Verification record: required fields (minimum viable):
- check: human label for the check.
- command: exact command (or checklist name) used.
- status: pass/fail/blocked (or equivalent).
- evidence: stdout/stderr excerpt or pointer to an attached log/artifact.
- next_action (when fail/blocked): smallest change or investigation step.
- environment (when flaky/blocked): relevant versions and context (OS, runtime, dependency lock state, network constraints).
Suggested verification record shape:
verification:
- check: "unit tests"
command: "npm test"
status: pass
evidence: "stdout excerpt or attached log"
- check: "lint"
command: "npm run lint"
status: fail
evidence: "..."
next_action: "Fix unused import in src/cli.ts"
environment: "node 20.11.0, macOS 14.3"
Practical gating logic:
- If checks pass: stop.
- If checks fail with actionable errors: attempt bounded repair (for example, up to 2 iterations), re-running the same checks and re-capturing evidence each time.
- If failures are environmental/flaky: stop with a “blocked” report and clear reproduction steps.

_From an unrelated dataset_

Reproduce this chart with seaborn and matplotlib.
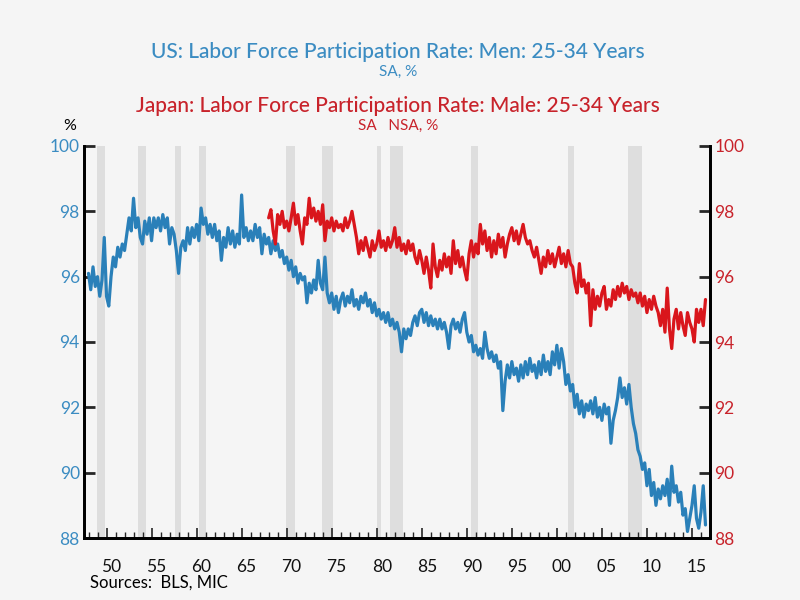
import numpy as np
import pandas as pd
import matplotlib
matplotlib.use("Agg")
import matplotlib.pyplot as plt
import seaborn as sns
from matplotlib.transforms import ScaledTranslation

# ---------------- data (quarterly readings, %) ----------------
us_start = 1948.0
us_values = [
    96.1, 95.6, 96.3, 95.7,   # 1948
    96.0, 95.4, 95.9, 97.2,   # 1949
    95.4, 95.1, 96.0, 96.6,   # 1950
    96.3, 96.9, 96.6, 97.0,   # 1951
    96.8, 97.3, 97.8, 97.4,   # 1952
    98.4, 97.5, 97.8, 97.2,   # 1953
    97.0, 97.7, 97.3, 97.8,   # 1954
    97.1, 97.8, 97.5, 97.8,   # 1955
    97.4, 97.9, 97.5, 97.8,   # 1956
    97.0, 97.5, 97.3, 96.8,   # 1957
    96.1, 96.9, 97.1, 96.8,   # 1958
    97.5, 97.0, 97.5, 97.2,   # 1959
    97.6, 97.1, 98.1, 97.6,   # 1960
    97.8, 97.3, 97.6, 97.2,   # 1961
    97.6, 97.1, 97.4, 96.5,   # 1962
    97.2, 96.9, 97.5, 97.0,   # 1963
    97.4, 96.9, 97.3, 97.0,   # 1964
    98.5, 97.2, 97.5, 97.1,   # 1965
    97.4, 97.1, 97.6, 97.2,   # 1966
    97.5, 96.7, 97.3, 97.0,   # 1967
    97.2, 96.7, 97.1, 96.8,   # 1968
    97.0, 96.6, 96.8, 96.4,   # 1969
    96.6, 96.2, 96.5, 96.0,   # 1970
    96.3, 95.8, 96.1, 95.9,   # 1971
    96.0, 95.2, 95.8, 95.5,   # 1972
    95.9, 95.6, 96.5, 95.8,   # 1973
    95.6, 96.6, 95.5, 95.2,   # 1974
    95.5, 95.0, 95.4, 94.9,   # 1975
    95.3, 95.5, 95.1, 95.4,   # 1976
    95.2, 95.6, 95.1, 95.3,   # 1977
    95.0, 95.4, 95.2, 95.5,   # 1978
    95.1, 95.3, 94.9, 95.2,   # 1979
    94.8, 95.0, 94.7, 94.9,   # 1980
    94.6, 94.9, 94.5, 94.7,   # 1981
    94.4, 94.6, 94.3, 93.7,   # 1982
    94.4, 94.1, 94.4, 94.2,   # 1983
    94.6, 94.8, 94.5, 94.9,   # 1984
    95.0, 94.6, 94.9, 94.5,   # 1985
    94.8, 94.5, 94.7, 94.4,   # 1986
    94.7, 94.4, 94.6, 94.3,   # 1987
    93.8, 94.5, 94.7, 94.4,   # 1988
    94.6, 94.3, 94.7, 94.9,   # 1989
    94.3, 94.0, 94.2, 93.7,   # 1990
    93.9, 93.6, 93.8, 93.5,   # 1991
    94.3, 93.8, 93.5, 93.7,   # 1992
    93.4, 93.6, 93.2, 93.4,   # 1993
    91.9, 92.8, 93.3, 92.9,   # 1994
    93.4, 93.0, 93.2, 92.8,   # 1995
    93.3, 92.9, 93.4, 93.0,   # 1996
    93.5, 93.1, 93.3, 92.9,   # 1997
    93.4, 93.0, 93.6, 93.1,   # 1998
    93.4, 93.0, 93.7, 93.3,   # 1999
    93.9, 93.2, 93.8, 93.4,   # 2000
    92.7, 93.0, 92.5, 92.7,   # 2001
    92.0, 92.4, 91.8, 92.2,   # 2002
    91.7, 92.1, 91.9, 92.2,   # 2003
    91.8, 92.3, 91.7, 92.0,   # 2004
    91.6, 92.1, 91.8, 92.0,   # 2005
    90.9, 91.6, 91.9, 92.3,   # 2006
    92.9, 92.3, 92.6, 92.1,   # 2007
    92.7, 92.0, 91.5, 91.2,   # 2008
    90.7, 90.5, 90.1, 90.3,   # 2009
    89.6, 90.1, 89.3, 89.7,   # 2010
    89.0, 89.5, 89.2, 89.6,   # 2011
    89.3, 89.8, 89.0, 90.2,   # 2012
    89.4, 89.6, 89.1, 89.4,   # 2013
    88.7, 88.9, 88.2, 88.6,   # 2014
    89.0, 89.6, 88.6, 88.3,   # 2015
    88.8, 89.6, 88.4,         # 2016
]

jp_start = 1968.0
jp_values = [
    97.8, 98.05, 97.4, 97.0,  # 1968
    97.9, 97.6, 98.0, 97.5,   # 1969
    97.7, 97.4, 97.8, 98.25,  # 1970
    97.6, 97.9, 97.4, 97.0,   # 1971
    97.8, 97.6, 98.4, 97.8,   # 1972
    98.1, 97.7, 98.0, 97.6,   # 1973
    98.2, 97.1, 97.7, 97.5,   # 1974
    97.8, 97.4, 97.7, 97.5,   # 1975
    97.6, 97.4, 97.8, 97.5,   # 1976
    97.7, 98.0, 97.6, 97.2,   # 1977
    96.7, 97.1, 96.8, 97.2,   # 1978
    96.9, 96.6, 97.1, 96.8,   # 1979
    97.0, 97.4, 96.9, 97.1,   # 1980
    96.8, 97.2, 96.9, 97.1,   # 1981
    97.5, 96.9, 97.2, 96.8,   # 1982
    97.0, 96.7, 97.1, 96.8,   # 1983
    97.0, 96.6, 96.4, 96.8,   # 1984
    96.5, 96.1, 96.6, 96.2,   # 1985
    95.65, 97.0, 96.3, 96.0,  # 1986
    96.5, 96.2, 96.7, 96.3,   # 1987
    96.6, 96.1, 97.1, 96.4,   # 1988
    96.8, 96.3, 96.6, 96.2,   # 1989
    95.9, 96.7, 97.1, 96.6,   # 1990
    97.0, 96.7, 97.6, 97.0,   # 1991
    97.4, 96.8, 97.2, 96.6,   # 1992
    97.1, 96.7, 97.3, 96.9,   # 1993
    97.2, 96.6, 97.0, 97.3,   # 1994
    97.5, 97.1, 97.4, 97.0,   # 1995
    97.3, 97.6, 97.2, 97.0,   # 1996
    97.1, 96.8, 96.6, 96.9,   # 1997
    96.5, 96.1, 96.6, 96.3,   # 1998
    96.8, 96.4, 96.7, 96.3,   # 1999
    96.6, 96.9, 96.4, 96.7,   # 2000
    96.3, 96.8, 96.4, 96.3,   # 2001
    95.8, 95.5, 96.4, 95.7,   # 2002
    95.9, 95.5, 95.8, 94.5,   # 2003
    95.6, 95.0, 95.4, 95.1,   # 2004
    95.5, 95.7, 95.0, 95.3,   # 2005
    95.1, 95.6, 95.3, 95.7,   # 2006
    95.4, 95.8, 95.5, 95.7,   # 2007
    95.3, 95.6, 95.4, 95.5,   # 2008
    95.2, 95.5, 95.1, 95.4,   # 2009
    94.9, 95.3, 95.0, 95.4,   # 2010
    95.1, 94.9, 94.5, 95.0,   # 2011
    94.3, 95.65, 94.4, 93.8,  # 2012
    94.7, 95.0, 94.4, 94.9,   # 2013
    94.5, 94.2, 94.9, 94.6,   # 2014
    94.4, 94.0, 95.0, 94.6,   # 2015
    95.0, 94.5, 95.3,         # 2016
]

recession_starts = [1948.9, 1953.5, 1957.6, 1960.3, 1969.9, 1973.9, 1980.0, 1981.5, 1990.5, 2001.2, 2007.9]
recession_ends   = [1949.8, 1954.4, 1958.3, 1961.1, 1970.9, 1975.2, 1980.5, 1982.9, 1991.2, 2001.9, 2009.5]

tick_years = [1950, 1955, 1960, 1965, 1970, 1975, 1980, 1985, 1990, 1995, 2000, 2005, 2010, 2015]
tick_labels = ["50", "55", "60", "65", "70", "75", "80", "85", "90", "95", "00", "05", "10", "15"]
y_ticks = [88, 90, 92, 94, 96, 98, 100]

# ---------------- frames ----------------
us_df = pd.DataFrame({"year": us_start + np.arange(len(us_values)) * 0.25, "value": us_values})
jp_df = pd.DataFrame({"year": jp_start + np.arange(len(jp_values)) * 0.25, "value": jp_values})

# ---------------- style ----------------
sns.set_theme(style="white")
plt.rcParams["font.family"] = ["Lato", "DejaVu Sans"]
BG = "#f5f5f5"
BLUE = "#2a80b9"
BLUE_TXT = "#3b8cc2"
RED = "#d9161c"
RED_TXT = "#c8232b"

fig = plt.figure(figsize=(8, 6), dpi=100, facecolor=BG)
ax = fig.add_axes([0.105, 0.1033, 0.7825, 0.6534])
ax.set_facecolor(BG)
ax2 = ax.twinx()

for s, e in zip(recession_starts, recession_ends):
    ax.axvspan(s, e, color="#dedede", lw=0, zorder=0)

sns.lineplot(data=us_df, x="year", y="value", ax=ax, color=BLUE, lw=2.3, zorder=3)
sns.lineplot(data=jp_df, x="year", y="value", ax=ax2, color=RED, lw=2.3, zorder=3)

for a in (ax, ax2):
    a.set_xlim(1947.5, 2017.0)
    a.set_ylim(88, 100)
    a.set_yticks(y_ticks)
    a.set_xlabel("")
    a.set_ylabel("")
    a.spines["top"].set_visible(False)
    for sp in ("left", "right", "bottom"):
        a.spines[sp].set_color("black")
        a.spines[sp].set_linewidth(2)

ax.set_yticklabels([str(v) for v in y_ticks], color=BLUE_TXT, fontsize=12.5)
ax2.set_yticklabels([str(v) for v in y_ticks], color=RED_TXT, fontsize=12.5)
ax.tick_params(axis="y", direction="in", length=8, width=2, pad=3, left=True)
ax2.tick_params(axis="y", direction="in", length=8, width=2, pad=3, right=True)

ax.set_xticks(tick_years)
ax.set_xticklabels(tick_labels, fontsize=12.5, color="#111111")
ax.set_xticks(np.arange(1948, 2017), minor=True)
ax.tick_params(axis="x", which="major", direction="in", length=7, width=1.2, pad=15, bottom=True)
ax.tick_params(axis="x", which="minor", direction="in", length=4, width=1.0, bottom=True)
off = ScaledTranslation(5 / 100, 0, fig.dpi_scale_trans)
for lab in ax.get_xticklabels():
    lab.set_transform(lab.get_transform() + off)

# ---------------- titles ----------------
fig.text(0.4975, 1 - 52 / 600, "US: Labor Force Participation Rate: Men: 25-34 Years",
         ha="center", va="center", color=BLUE_TXT, fontsize=15, fontweight="medium")
fig.text(0.4975, 1 - 72 / 600, "SA, %", ha="center", va="center", color=BLUE_TXT, fontsize=11)
fig.text(0.4975, 1 - 106 / 600, "Japan: Labor Force Participation Rate: Male: 25-34 Years",
         ha="center", va="center", color=RED_TXT, fontsize=15, fontweight="medium")
fig.text(0.4975, 1 - 126 / 600, "SA   NSA, %", ha="center", va="center", color=RED_TXT, fontsize=11)
fig.text(70 / 800, 1 - 126 / 600, "%", ha="center", va="center", color="black", fontsize=11.5)
fig.text(90 / 800, 1 - 583 / 600, "Sources:  BLS, MIC", ha="left", va="center", color="black",
         fontsize=12)

fig.savefig("out.png", dpi=100, facecolor=BG)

A minimal blocked report template:
- What failed: check name + command.
- What happened: error excerpt and whether it’s suspected flaky/environmental.
- How to reproduce: exact steps, including any required setup.
- Smallest next action: one concrete step (e.g., “Pin dependency X to Y”, “Retry with
CI=1”, “Investigate failing snapshot in file Z”). - Environment: versions and constraints needed to reproduce.
Concrete example
Task: “Add a new CLI flag and update docs.”
Work:
- Implement parsing for
--format json. - Update
READMEusage section.
Verification:
- Run unit tests that cover the new flag.
- Run a help-text snapshot (golden file) test.
- Run linter/formatter.
Example evidence-oriented trace snippet:
$ mycli --help
... includes "--format" ...
$ npm test
PASS cli.test.ts (12 tests)
$ npm run lint
0 problems
Second example:
Task: “Change default timeout from 10s to 30s and update config docs.”
Work:
- Update default timeout in
src/config.ts. - Update
docs/configuration.mdto reflect the new default.
Verification:
- Run a targeted unit test that asserts the default value.
- Run typecheck/build to ensure no downstream breakage.
Example evidence-oriented trace snippet:
$ npm test -- config.test.ts
PASS config.test.ts (5 tests)
$ npm run build
Built in 3.2s
evidence: artifacts/build-log.txt (captured stdout) and updated golden doc diff
Failure modes
- Rubber-stamp verification: the system asserts checks passed without running them or without capturing outputs.
- Proxy mismatch: checks pass but requirements are unmet (acceptance criteria were incomplete or untested).
- Check gaming: tests are modified to match incorrect behavior; the suite becomes less meaningful.
- Flaky verification loop: intermittent failures trigger repeated repairs and wasted budget.
- Over-verification: too many slow checks push verification out of the critical path and encourage skipping.
- Unsafe verification: verification steps include side-effectful actions (publishing, migrations) without approvals.
When not to use
- Low-impact drafts where verification cost dominates (early outlines, brainstorming, rough notes).
- Environments where checks cannot run (missing tooling or permissions) and no acceptable substitutes exist.
- When checks cannot run but the work must proceed: use an explicit, bounded human-review checklist and capture the rationale and evidence (diff links, screenshots, manual repro steps) in the same “verification” record.
- Tasks where human judgment is the primary signal and objective checks are weak (copy tone, early design exploration).